三姐是被佛祖拯救的人吗?但愿是。
死亡仿佛是距离我非常遥远的一扇门,我知道三姐已经走到门前,正竭尽全力推那扇门。分别的时刻快到了,也许就是今天。我知道,我没有办法再一次劝三姐吃药吃饭了。哥也对我说:“没办法。”三姐夫说:“只有等她不省人事的时候叫120。”但是三姐预感到了自己的死,那天夜里三姐突然对三姐夫说:“你送我去医院吧。”三姐连死都不给家人添麻烦。
在痛苦中挣扎着活下去是坚强,判断不值得活下去是勇敢。三姐用她自己的生命去体验并面对死亡。三姐有权利反抗她自己的生命,她通过选择死掌握她自己的人生。也许荒诞,也许自相矛盾,但是我没有选择死的勇气,所以我不会懂得死,也不会懂得三姐。心甘情愿长眠的三姐,内心一定是平和的。
三姐推开临终的门,跨过门槛,临终的门重新关上。三姐在门的另一边。三姐和我们,虽然只隔着一扇门,却世各一方,生的世和死的世。
我手机里哥拍的三姐那一张照片是凄凉的、阴冷的、病态的一张女人的脸。三姐已经死了,这张脸不再是三姐的。女人的脸从但丁的肖像画中跳出来:这张脸摆脱了世俗的污浊。作为姐妹,我活着,三姐就不会消失,好比现在我写这篇文章来怀念三姐,三姐的“生命”就持续活在我的心里。死了的三姐依旧给我更加深刻的爱的力量。
三姐夫对哥说三姐留给他的几乎都是想头。虽然不是全部,三姐的某些部分却活在三姐夫的脑海里。只要想起三姐,三姐夫就能看见三姐。孤独不是一个人,孤独是心中没有可以爱恋的人。三姐家的鞋柜里,那双三姐穿过的鞋,有一刻也许会活起来,两只脚穿着它,从鞋柜里走出来,去遥远的一片田地,那里是三姐和三姐夫恋爱的地方。

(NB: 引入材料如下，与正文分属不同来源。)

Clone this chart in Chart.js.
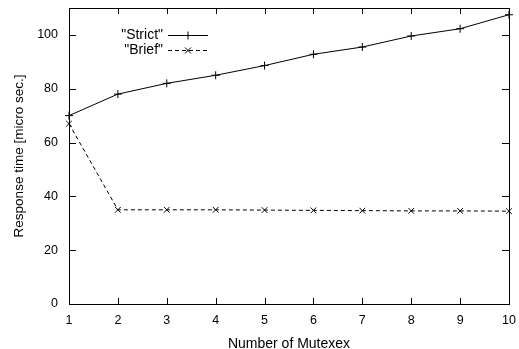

哥不相信命运,自信到可怕,但是六个兄弟姐妹中哥的命最好:家里除哥一个男孩之外,其他的都是女孩,独生子用不着去农村接受贫下中农的再教育;哥生于1953年,赶上“文革”后的第一次大学考试,成为六个兄弟姐妹中的第一个大学生……所有属于时代的好机会,哥一个也没有错过。哥现在拥有的一切,没有一样是因着欲望而得到的。有一次哥学开车,花了好多钱却没有拿到驾照,哥说腰酸背痛实在忍不到最后,这件事也许是哥一生中唯一遭受的挫折。三姐去世后,哥连着几天说:“吃药的话就不会走得这么快。”有好长一段时间,三姐没有吃药这件事,成了哥无法快乐的原因。“我心情不好”成了哥的口头禅。我对哥说:“你也说过没有办法,除了尊重本人的意思,还能怎样?”我接着说,“你说再劝她吃药的话,担心她甚至会咬自己的舌头,你忘了你说过的话吗?”哥以他自己的方式爱着三姐。
不能抚摸三姐的肉体,但是哀切的悲痛和深沉的爱,让我从记忆的温田里拾起一片片属于三姐的、属于我的过去。爱变得亲切,死亡令我感到对肌肤的眷恋。最珍贵的人或者东西,只有闭上眼睛的时候才能看见。我闭上眼睛,窗外正下着大雨,雨像大滴的泪珠。